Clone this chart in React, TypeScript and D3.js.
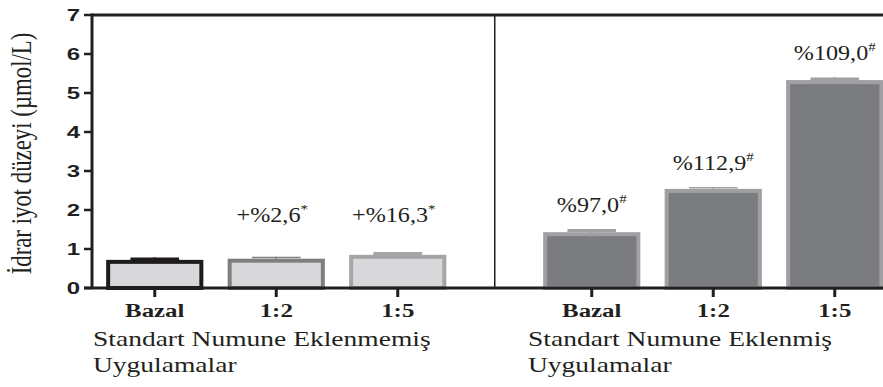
import React, { useEffect, useRef } from 'react';
import * as d3 from 'd3';

const categories = ['Bazal', '1:2', '1:5'];
const plainValues = [0.67, 0.7, 0.8];
const plainErrors = [0.11, 0.1, 0.12];
const spikedValues = [1.38, 2.49, 5.28];
const spikedErrors = [0.13, 0.1, 0.12];
const plainNotes = ['', '+%2,6', '+%16,3'];
const spikedNotes = ['%97,0', '%112,9', '%109,0'];
const yTicks = [0, 1, 2, 3, 4, 5, 6, 7];
const groupTitles = [
  ['Standart Numune Eklenmemiş', 'Uygulamalar'],
  ['Standart Numune Eklenmiş', 'Uygulamalar'],
];
const yTitle = 'İdrar iyot düzeyi (µmol/L)';

const INK = '#231f20';
const SERIF = "'Liberation Serif', 'Times New Roman', serif";
const SANS = "'Liberation Sans', Arial, sans-serif";

const App = () => {
  const svgRef = useRef<SVGSVGElement>(null);

  useEffect(() => {
    const svg = d3.select(svgRef.current);
    svg.selectAll('*').remove();

    const W = 883;
    const plotLeft = 92;
    const y = d3.scaleLinear().domain([0, 7]).range([288, 15]);

    const xLeft = d3.scaleBand().domain(categories).range([94, 458.5])
      .paddingInner(0.2).paddingOuter(0.1);
    const xRight = d3.scaleBand().domain(categories).range([531, 895.5])
      .paddingInner(0.2).paddingOuter(0.1);

    const sw = 4;

    const drawGroup = (
      x: d3.ScaleBand<string>, values: number[], errors: number[],
      fill: string, strokes: string[], capWidths: number[]
    ) => {
      const g = svg.append('g');
      categories.forEach((c, i) => {
        const x0 = x(c)!;
        const bw = x.bandwidth();
        const cx = x0 + bw / 2;
        const top = y(values[i]);
        const errTop = y(values[i] + errors[i]);
        // error bar, upper half only
        g.append('line')
          .attr('x1', cx).attr('x2', cx)
          .attr('y1', top).attr('y2', errTop)
          .attr('stroke', strokes[i]).attr('stroke-width', capWidths[i]);
        g.append('line')
          .attr('x1', cx - bw / 4).attr('x2', cx + bw / 4)
          .attr('y1', errTop + capWidths[i] / 2).attr('y2', errTop + capWidths[i] / 2)
          .attr('stroke', strokes[i]).attr('stroke-width', capWidths[i]);
        g.append('rect')
          .attr('x', x0 + sw / 2)
          .attr('y', top)
          .attr('width', bw - sw)
          .attr('height', y(0) - top)
          .attr('fill', fill)
          .attr('stroke', strokes[i])
          .attr('stroke-width', sw);
      });
    };

    drawGroup(xLeft, plainValues, plainErrors, '#d8d8da',
      ['#1e1b1c', '#7f7f81', '#a5a5a7'], [3.5, 1.5, 3]);
    drawGroup(xRight, spikedValues, spikedErrors, '#7b7c80',
      ['#a0a0a3', '#a0a0a3', '#a0a0a3'], [3, 1.5, 3]);

    // frame
    svg.append('line')
      .attr('x1', plotLeft).attr('x2', W)
      .attr('y1', y(7)).attr('y2', y(7))
      .attr('stroke', INK).attr('stroke-width', 3);
    const divX = (xLeft.range()[1] + xRight.range()[0]) / 2;
    svg.append('line')
      .attr('x1', divX).attr('x2', divX)
      .attr('y1', y(7)).attr('y2', y(0))
      .attr('stroke', INK).attr('stroke-width', 1.5);

    // y axis
    svg.append('line')
      .attr('x1', plotLeft).attr('x2', plotLeft)
      .attr('y1', y(7) - 1.5).attr('y2', y(0))
      .attr('stroke', INK).attr('stroke-width', 3);
    yTicks.forEach(t => {
      svg.append('line')
        .attr('x1', plotLeft - 8).attr('x2', plotLeft)
        .attr('y1', y(t)).attr('y2', y(t))
        .attr('stroke', INK).attr('stroke-width', 2.5);
      svg.append('g')
        .attr('transform', `translate(80,${y(t) + 6}) scale(1.5,1)`)
        .append('text')
        .attr('text-anchor', 'end')
        .style('font-family', SANS)
        .attr('font-weight', 'bold')
        .attr('font-size', 16)
        .attr('fill', INK)
        .text(t);
    });

    // x axis
    svg.append('line')
      .attr('x1', plotLeft - 8).attr('x2', W)
      .attr('y1', y(0)).attr('y2', y(0))
      .attr('stroke', INK).attr('stroke-width', 3);

    [xLeft, xRight].forEach((x, gi) => {
      categories.forEach(c => {
        const cx = x(c)! + x.bandwidth() / 2;
        svg.append('line')
          .attr('x1', cx).attr('x2', cx)
          .attr('y1', y(0)).attr('y2', y(0) + 9)
          .attr('stroke', INK).attr('stroke-width', 3);
        svg.append('g')
          .attr('transform', `translate(${cx},317) scale(1.38,1)`)
          .append('text')
          .attr('text-anchor', 'middle')
          .style('font-family', SERIF)
          .attr('font-weight', 'bold')
          .attr('font-size', 18)
          .attr('fill', INK)
          .text(c);
      });
      groupTitles[gi].forEach((line, li) => {
        svg.append('g')
          .attr('transform', `translate(${x.range()[0] - (gi ? 3 : 1)},${346 + li * 26}) scale(1.31,1)`)
          .append('text')
          .style('font-family', SERIF)
          .attr('font-size', 21)
          .attr('fill', INK)
          .text(line);
      });
    });

    // percentage notes
    const note = (cx: number, by: number, main: string, mark: string) => {
      const t = svg.append('g')
        .attr('transform', `translate(${cx},${by}) scale(1.15,1)`)
        .append('text')
        .attr('text-anchor', 'middle')
        .style('font-family', SERIF)
        .attr('font-size', 21)
        .attr('fill', INK);
      t.append('tspan').text(main);
      t.append('tspan').attr('font-size', 13).attr('dy', -9).text(mark);
    };
    categories.forEach((c, i) => {
      if (plainNotes[i]) {
        note(xLeft(c)! + xLeft.bandwidth() / 2 - 4, y(1.7), plainNotes[i], '*');
      }
      note(xRight(c)! + xRight.bandwidth() / 2,
        y(spikedValues[i] + spikedErrors[i]) - 17, spikedNotes[i], '#');
    });

    // y title
    svg.append('g')
      .attr('transform', `translate(31,${(y(0) + y(7)) / 2 + 2}) rotate(-90) scale(1,1.3)`)
      .append('text')
      .attr('text-anchor', 'middle')
      .style('font-family', SERIF)
      .attr('font-size', 22.8)
      .attr('fill', INK)
      .text(yTitle);
  }, []);

  return (
    <svg
      ref={svgRef}
      width={883}
      height={387}
      style={{ position: 'absolute', left: 0, top: 0, background: '#fff' }}
    />
  );
};

export default App;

> _WHAT YOU WILL DO_:
Reproduce the listing exactly. Leave its pictures out.

> _ANSWER TO THE EXERCISE_:
Clone this chart in React, TypeScript and D3.js.
import React, { useEffect, useRef } from 'react';
import * as d3 from 'd3';

const categories = ['Bazal', '1:2', '1:5'];
const plainValues = [0.67, 0.7, 0.8];
const plainErrors = [0.11, 0.1, 0.12];
const spikedValues = [1.38, 2.49, 5.28];
const spikedErrors = [0.13, 0.1, 0.12];
const plainNotes = ['', '+%2,6', '+%16,3'];
const spikedNotes = ['%97,0', '%112,9', '%109,0'];
const yTicks = [0, 1, 2, 3, 4, 5, 6, 7];
const groupTitles = [
  ['Standart Numune Eklenmemiş', 'Uygulamalar'],
  ['Standart Numune Eklenmiş', 'Uygulamalar'],
];
const yTitle = 'İdrar iyot düzeyi (µmol/L)';

const INK = '#231f20';
const SERIF = "'Liberation Serif', 'Times New Roman', serif";
const SANS = "'Liberation Sans', Arial, sans-serif";

const App = () => {
  const svgRef = useRef<SVGSVGElement>(null);

  useEffect(() => {
    const svg = d3.select(svgRef.current);
    svg.selectAll('*').remove();

    const W = 883;
    const plotLeft = 92;
    const y = d3.scaleLinear().domain([0, 7]).range([288, 15]);

    const xLeft = d3.scaleBand().domain(categories).range([94, 458.5])
      .paddingInner(0.2).paddingOuter(0.1);
    const xRight = d3.scaleBand().domain(categories).range([531, 895.5])
      .paddingInner(0.2).paddingOuter(0.1);

    const sw = 4;

    const drawGroup = (
      x: d3.ScaleBand<string>, values: number[], errors: number[],
      fill: string, strokes: string[], capWidths: number[]
    ) => {
      const g = svg.append('g');
      categories.forEach((c, i) => {
        const x0 = x(c)!;
        const bw = x.bandwidth();
        const cx = x0 + bw / 2;
        const top = y(values[i]);
        const errTop = y(values[i] + errors[i]);
        // error bar, upper half only
        g.append('line')
          .attr('x1', cx).attr('x2', cx)
          .attr('y1', top).attr('y2', errTop)
          .attr('stroke', strokes[i]).attr('stroke-width', capWidths[i]);
        g.append('line')
          .attr('x1', cx - bw / 4).attr('x2', cx + bw / 4)
          .attr('y1', errTop + capWidths[i] / 2).attr('y2', errTop + capWidths[i] / 2)
          .attr('stroke', strokes[i]).attr('stroke-width', capWidths[i]);
        g.append('rect')
          .attr('x', x0 + sw / 2)
          .attr('y', top)
          .attr('width', bw - sw)
          .attr('height', y(0) - top)
          .attr('fill', fill)
          .attr('stroke', strokes[i])
          .attr('stroke-width', sw);
      });
    };

    drawGroup(xLeft, plainValues, plainErrors, '#d8d8da',
      ['#1e1b1c', '#7f7f81', '#a5a5a7'], [3.5, 1.5, 3]);
    drawGroup(xRight, spikedValues, spikedErrors, '#7b7c80',
      ['#a0a0a3', '#a0a0a3', '#a0a0a3'], [3, 1.5, 3]);

    // frame
    svg.append('line')
      .attr('x1', plotLeft).attr('x2', W)
      .attr('y1', y(7)).attr('y2', y(7))
      .attr('stroke', INK).attr('stroke-width', 3);
    const divX = (xLeft.range()[1] + xRight.range()[0]) / 2;
    svg.append('line')
      .attr('x1', divX).attr('x2', divX)
      .attr('y1', y(7)).attr('y2', y(0))
      .attr('stroke', INK).attr('stroke-width', 1.5);

    // y axis
    svg.append('line')
      .attr('x1', plotLeft).attr('x2', plotLeft)
      .attr('y1', y(7) - 1.5).attr('y2', y(0))
      .attr('stroke', INK).attr('stroke-width', 3);
    yTicks.forEach(t => {
      svg.append('line')
        .attr('x1', plotLeft - 8).attr('x2', plotLeft)
        .attr('y1', y(t)).attr('y2', y(t))
        .attr('stroke', INK).attr('stroke-width', 2.5);
      svg.append('g')
        .attr('transform', `translate(80,${y(t) + 6}) scale(1.5,1)`)
        .append('text')
        .attr('text-anchor', 'end')
        .style('font-family', SANS)
        .attr('font-weight', 'bold')
        .attr('font-size', 16)
        .attr('fill', INK)
        .text(t);
    });

    // x axis
    svg.append('line')
      .attr('x1', plotLeft - 8).attr('x2', W)
      .attr('y1', y(0)).attr('y2', y(0))
      .attr('stroke', INK).attr('stroke-width', 3);

    [xLeft, xRight].forEach((x, gi) => {
      categories.forEach(c => {
        const cx = x(c)! + x.bandwidth() / 2;
        svg.append('line')
          .attr('x1', cx).attr('x2', cx)
          .attr('y1', y(0)).attr('y2', y(0) + 9)
          .attr('stroke', INK).attr('stroke-width', 3);
        svg.append('g')
          .attr('transform', `translate(${cx},317) scale(1.38,1)`)
          .append('text')
          .attr('text-anchor', 'middle')
          .style('font-family', SERIF)
          .attr('font-weight', 'bold')
          .attr('font-size', 18)
          .attr('fill', INK)
          .text(c);
      });
      groupTitles[gi].forEach((line, li) => {
        svg.append('g')
          .attr('transform', `translate(${x.range()[0] - (gi ? 3 : 1)},${346 + li * 26}) scale(1.31,1)`)
          .append('text')
          .style('font-family', SERIF)
          .attr('font-size', 21)
          .attr('fill', INK)
          .text(line);
      });
    });

    // percentage notes
    const note = (cx: number, by: number, main: string, mark: string) => {
      const t = svg.append('g')
        .attr('transform', `translate(${cx},${by}) scale(1.15,1)`)
        .append('text')
        .attr('text-anchor', 'middle')
        .style('font-family', SERIF)
        .attr('font-size', 21)
        .attr('fill', INK);
      t.append('tspan').text(main);
      t.append('tspan').attr('font-size', 13).attr('dy', -9).text(mark);
    };
    categories.forEach((c, i) => {
      if (plainNotes[i]) {
        note(xLeft(c)! + xLeft.bandwidth() / 2 - 4, y(1.7), plainNotes[i], '*');
      }
      note(xRight(c)! + xRight.bandwidth() / 2,
        y(spikedValues[i] + spikedErrors[i]) - 17, spikedNotes[i], '#');
    });

    // y title
    svg.append('g')
      .attr('transform', `translate(31,${(y(0) + y(7)) / 2 + 2}) rotate(-90) scale(1,1.3)`)
      .append('text')
      .attr('text-anchor', 'middle')
      .style('font-family', SERIF)
      .attr('font-size', 22.8)
      .attr('fill', INK)
      .text(yTitle);
  }, []);

  return (
    <svg
      ref={svgRef}
      width={883}
      height={387}
      style={{ position: 'absolute', left: 0, top: 0, background: '#fff' }}
    />
  );
};

export default App;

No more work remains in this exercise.